Das
grelle Licht der brennenden Mittagssonne brach unerbittlich in die
Stille des menschenleeren Kreuzganges und malte mit den steinernen
Säulen des Innenhofes gleichmäßige Muster auf den dunklen
Granitboden. Der kühle Sandstein der Wände jedoch sperrte die
sengende Hitze der Mittagsstunde aus. Das Kloster lag still und
verlassen und nur das sanfte Tapp, Tapp seiner Schuhe auf dem
steinernen Boden begleitete seine Schritte durch die endlosen Gänge
der Anlage.
Der
ständige Wechsel zwischen gleißendem Licht und der überall
zwischen den Steinsäulen lauernden Düsternis machte seinen
geröteten Augen zu schaffen. Er fühlte sich lange schon zu alt für
den Dienst in diesem verstaubten Museum. Die bedrückende Stille
hatte sich nach der Katastrophe wie ein dichter Schleier über die
ganze Welt gelegt und war auch durch die Zimmer und Korridore des
ehemaligen Klosters eingezogen, als die Menschen ausblieben. Wem
stand nach einem solchen Blutbad schon noch der Sinn nach Kunst und
Architektur? Mit diesen finsteren Gedanken öffnete er den sperrigen
Riegel an der schweren Eichentüre und stemmte sein ganzes Gewicht
gegen das alle Holz, bis sie mit Knarzen und Quietschen den Weg in
das ehemalige Dormitorium freigab.
Die
kalte Leuchtstoffröhre über dem großen Empfangstresen erreichte
mit ihrem kläglichen Licht die hohe Gewölbedecke nicht und schaffte
es nicht annähernd, den Raum mit Helligkeit zu fluten. Wie ein
schmuckloser Altar stand der wuchtige Tresen in ihrem unwirklichen
Lichtkegel. Irgendwo da draußen hatten Menschen sterben müssen und
der Schock darüber ließ nun auch diesen Ort wie ausgestorben
zurück. Die Zeit hatte einen Moment lang angehalten, als Explosionen
die Stille zerrissen und die Welt in einen Schockzustand fiel. Doch
während sich da draußen in den letzten Monaten das Leben wieder ein
Mindestmaß an trotziger Selbstverständlichkeit erkämpft hatte,
blieben diese Hallen stumm.
Stumm
wie sein Herz. Er hatte sich in die Stille dieses verlassenen Ortes
geflüchtet, um den Schrecken daran zu hindern, von seinem Leben
Besitz zu ergreifen. Er wollte nicht unter Menschen sein und so blieb
er alleine. Mit sich selbst, seinen Gedanken und mit seinen Tränen,
die längst seinen Blick verschleierten. Tod. Niemand anderer
verstand sich so gut darauf, das Leben zu zerstören. Fanatische
Menschen hatten seiner Frau das Leben genommen, doch es war ihr Tod,
der ihm seines nahm. Wie sollte er damit leben können, wenn in den
Leben der anderen bereits wieder so etwas wie Alltag eingekehrt war?
Seufzend
setzte er sich hinter die seither fast ungenutzte Kasse. Er kam sich
winzig vor in diesem riesigen Raum, der seinem Leben so ähnlich war.
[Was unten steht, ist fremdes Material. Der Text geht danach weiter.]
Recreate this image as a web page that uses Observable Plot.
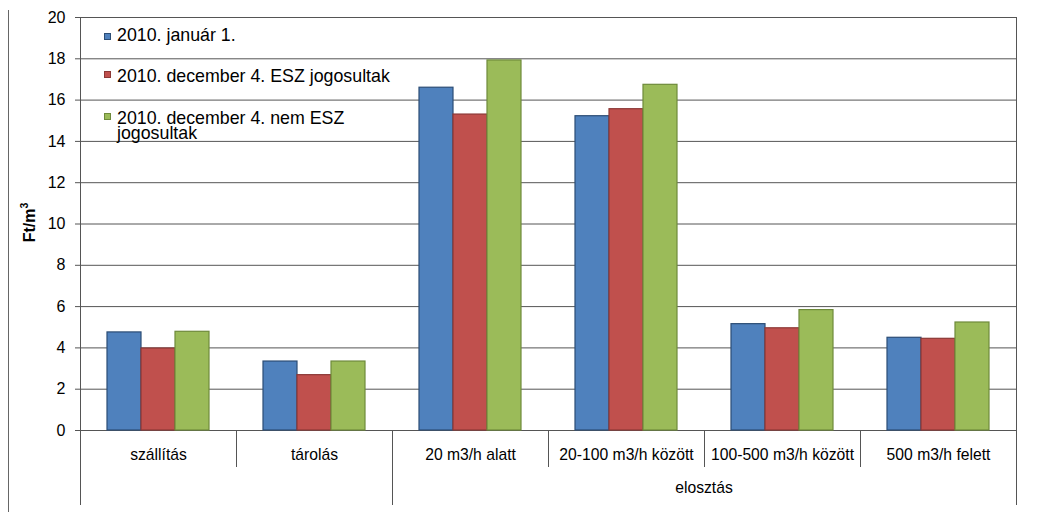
<!DOCTYPE html>
<html><head><meta charset="utf-8">
<script src="https://cdn.jsdelivr.net/npm/d3@7"></script>
<script src="https://cdn.jsdelivr.net/npm/@observablehq/plot@0.6"></script>
<style>
body{margin:0;background:#fff;font-family:"Liberation Sans",Arial,sans-serif;}
#wrap{position:relative;width:1041px;height:512px;overflow:hidden;background:#fff;}
#wrap svg{position:absolute;left:0;top:0;}
.leg{position:absolute;font-size:17.8px;color:#000;line-height:15.5px;width:292px;white-space:normal;}
.sw{position:absolute;width:7px;height:7px;box-sizing:border-box;}
.border{position:absolute;left:8px;top:10px;bottom:0;border-left:1px solid #666;}
</style></head><body><div id="wrap"><div class="border"></div></div>
<script>
const categories = ["szállítás","tárolás","20 m3/h alatt","20-100 m3/h között","100-500 m3/h között","500 m3/h felett"];
const groupLabels = ["", "", "elosztás","elosztás","elosztás","elosztás"];
const seriesNames = ["2010. január 1.","2010. december 4. ESZ jogosultak","2010. december 4. nem ESZ jogosultak"];
const jan1 = [4.75, 3.34, 16.6, 15.22, 5.15, 4.49];
const dec4Esz = [3.97, 2.68, 15.3, 15.56, 4.95, 4.44];
const dec4NemEsz = [4.78, 3.34, 17.92, 16.74, 5.83, 5.23];
const yTicks = [0,2,4,6,8,10,12,14,16,18,20];
const yLabelBase = "Ft/m";
const yLabelSup = "3";
const fills = ["#4F81BD","#C0504D","#9BBB59"];
const strokes = ["#2C4D75","#8C3836","#6E8A3B"];

const seriesValues = [jan1, dec4Esz, dec4NemEsz];
const data = categories.flatMap((c,i)=>seriesNames.map((s,j)=>({category:c, series:s, value:seriesValues[j][i]})));

const chart = Plot.plot({
  width:1041, height:512,
  marginLeft:78, marginRight:23, marginTop:17, marginBottom:82,
  style:{fontFamily:"'Liberation Sans', Arial, sans-serif", fontSize:"16px", color:"#000", background:"transparent", overflow:"visible"},
  fx:{domain:categories, padding:0},
  x:{domain:seriesNames, paddingInner:0, paddingOuter:0.74, axis:null},
  y:{domain:[0,20]},
  marks:[
    Plot.gridY(yTicks, {stroke:"#555", strokeOpacity:1}),
    ...seriesNames.map((s,j)=>Plot.barY(data.filter(d=>d.series===s), {
      fx:"category", x:"series", y:"value", fill:fills[j], stroke:strokes[j], strokeWidth:1.2, inset:0
    })),
    Plot.axisY(yTicks, {tickSize:5, tickPadding:10, fontSize:16, label:null, stroke:"#555"}),
    Plot.axisFx({anchor:"bottom", tickSize:0, tickPadding:18, fontSize:15.7, label:null})
  ]
});
document.getElementById("wrap").appendChild(chart);

const svg = d3.select(chart);
const fx = chart.scale("fx");
const y = chart.scale("y");
const bw = fx.bandwidth;
const yTop = y.apply(20), yBase = y.apply(0);
const shortBottom = 467, longBottom = 505;
const g = svg.append("g").attr("stroke","#555").attr("stroke-width",1).attr("shape-rendering","crispEdges");
categories.forEach((c,i)=>{
  const x0 = fx.apply(c);
  const groupEdge = i===0 || groupLabels[i]!==groupLabels[i-1];
  g.append("line").attr("x1",x0).attr("x2",x0)
   .attr("y1", i===0 ? yTop : yBase).attr("y2", groupEdge ? longBottom : shortBottom);
});
const xRight = fx.apply(categories[categories.length-1]) + bw;
g.append("line").attr("x1",xRight).attr("x2",xRight).attr("y1",yTop).attr("y2",longBottom);

// group labels
const groups = [];
groupLabels.forEach((l,i)=>{
  if (i===0 || l!==groupLabels[i-1]) groups.push({label:l, start:i, end:i});
  else groups[groups.length-1].end = i;
});
groups.forEach(gr=>{
  if (!gr.label) return;
  const xm = (fx.apply(categories[gr.start]) + fx.apply(categories[gr.end]) + bw)/2;
  svg.append("text").attr("x",xm).attr("y",493).attr("text-anchor","middle")
    .attr("font-size",15.7).attr("fill","#000").text(gr.label);
});

// y label
const yl = svg.append("text")
  .attr("transform",`translate(35,${(yTop+yBase)/2 - 1}) rotate(-90)`)
  .attr("text-anchor","middle").attr("font-weight","bold").attr("font-size",16)
  .attr("fill","#000");
yl.append("tspan").text(yLabelBase);
yl.append("tspan").attr("font-size",10.5).attr("dy",-7).text(yLabelSup);

// legend (HTML overlay)
const wrap = document.getElementById("wrap");
const legTops = [28.2, 68.9, 110.5];
const swTops = [32.5, 70.5, 112.5];
seriesNames.forEach((s,j)=>{
  const sw = document.createElement("div");
  sw.className="sw"; sw.style.left="104px"; sw.style.top=swTops[j]+"px";
  sw.style.background=fills[j]; sw.style.border="1px solid "+strokes[j];
  wrap.appendChild(sw);
  const t = document.createElement("div");
  t.className="leg"; t.style.left="117px"; t.style.top=legTops[j]+"px";
  t.textContent=s;
  wrap.appendChild(t);
});
</script></body></html>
Eine große Leere war auch in ihm. Leere und Dunkelheit. Er dachte
darüber nach, wie lange dieses Kloster schon an seinem Ort stand. Es
hatte das Kommen und Gehen so vieler Menschen erlebt, Verluste der
Zeit und zweier Weltkriege. Es hatte Schaden genommen, wurde umgebaut
und stand trotz allem was ihm widerfahren war noch immer hier. Auch
er würde mit seinen Beschädigungen und den Veränderungen leben
müssen, denn das Leben ging unbarmherzig weiter, so sehr er sich
auch wünschte, es würde - für einen Moment wenigstens –
innehalten.
Mühsam
stand er von seinem Stuhl auf, wischte sich die bitteren Tränen aus
den Augen und stütze sich auf den Tresen. Das Leben musste
weitergehen, wenn er die Mörder nicht gewinnen lassen wollte. Das
Leben musste weiter gehen und jetzt war Zeit für seinen täglichen
Rundgang. Er zog die schwere Türe hinter sich ins Schloss und wagte
sich auf seine ersten Schritte zurück ins Leben.